King Lear
nytheatre.com review by Martin Denton
March 2, 2007
Note: What follows assumes knowledge of the play and contains lots of spoilers, so be warned. If you want a synopsis, try this.
Even before the show proper begins, James Lapine's new rendition of Shakespeare's great play King Lear gets underway, with three girls—who we understand are the young princesses Goneril, Regan, and Cordelia—strolling on stage to color a map, presumably of their father's dominion. If King Lear is in fact a great play, does it need this added bit of foreshadowing to crank-start it?

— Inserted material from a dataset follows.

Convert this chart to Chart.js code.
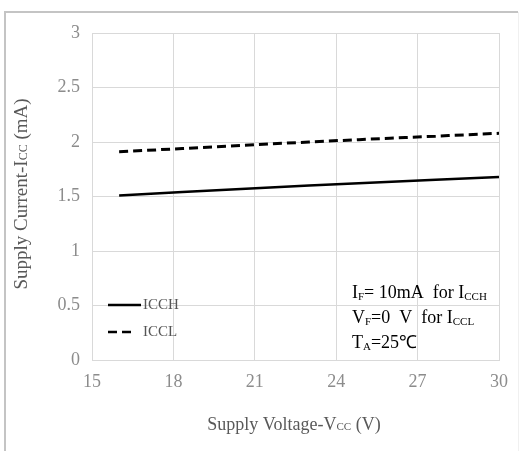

This production, the centerpiece of the Public Theater's 51st season, manages to highlight all the stuff that's difficult and unplayable in King Lear. When the play actually begins, it gets right down to the business of the old egocentric king divvying up his territory among his three daughters. Who loves him most, he asks, and the elder two, Goneril and Regan, oblige with brown-nosing platitudes that are delivered with equal mixtures of avarice and malice, which is to say with the subtlety of, oh, Phil Silvers in It's a Mad, Mad, Mad, Mad World. Cordelia, the good daughter, refuses to play this game. But as Lapine and his actors set the thing up, we wonder: why not?
This is problematic.
But then, so much here is. The set by Heidi Ettinger is elaborate and impressive, except that the big coup-de-theatre set change has to be accomplished with the aid of several actors, among them Michael Cerveris (who plays the Earl of Kent), here required to pick up some curtains and clear them off the stage. The costumes by Jess Goldstein are contemporary, but the men nonetheless all carry knives, just like you and I do, and when Cordelia returns at long last to her father from France, she's dressed more or less like Joan of Arc and apparently means to invade England, which doesn't feel 21st century at all. The much-ballyhooed original score by Stephen Sondheim and Michael Starobin sounds like a collection of minimalist chords left over from Sunday in the Park with George—nice to hear, I guess, but not terribly illuminating in context, and conferred here with so much dignity that it can't be called "incidental," even though that's what it clearly is.
Lear's Fool (Philip Goodwin) has a Harpo Marx wig and some sort of Japanese woodblock thingy attached to his arm, which he bangs on to accent his speeches/jokes like a demented postmodern performance artist. The scene where Regan and her husband, the Duke of Cornwall, gouge out the eyes of Gloucester, lasts many minutes longer than it should, as if it were part of a cult bloodfest B-horror film. The scenes where Kevin Kline as Lear loses his mind made me think, repeatedly, of a Monty Python sketch called "Great Actors."
Logan Marshall-Green is pretty much a disaster as Gloucester's scheming bastard son Edmond, resorting to the most pedestrian of gestures to illustrate speeches that he fails to put over. On the other hand, Brian Avers acquits himself pretty reasonably as the good/legitimate son Edgar, and Michael Rudko and especially Daniel Pearce are quite convincing as Lear's sons-in-law (respectively, Albany and Cornwall). Kline speaks the language gloriously, but does not show us what's going on behind it. This is, resoundingly, a Lear that leaves us emotionally flat.
After nearly three-and-a-half hours of this, I made my way thankfully to the exit, at last free to go home. Shakespeare on stage should not be as grueling and lead-footed as this production turns out to be. But those poor little girls told me right up front what kind of evening I was in for.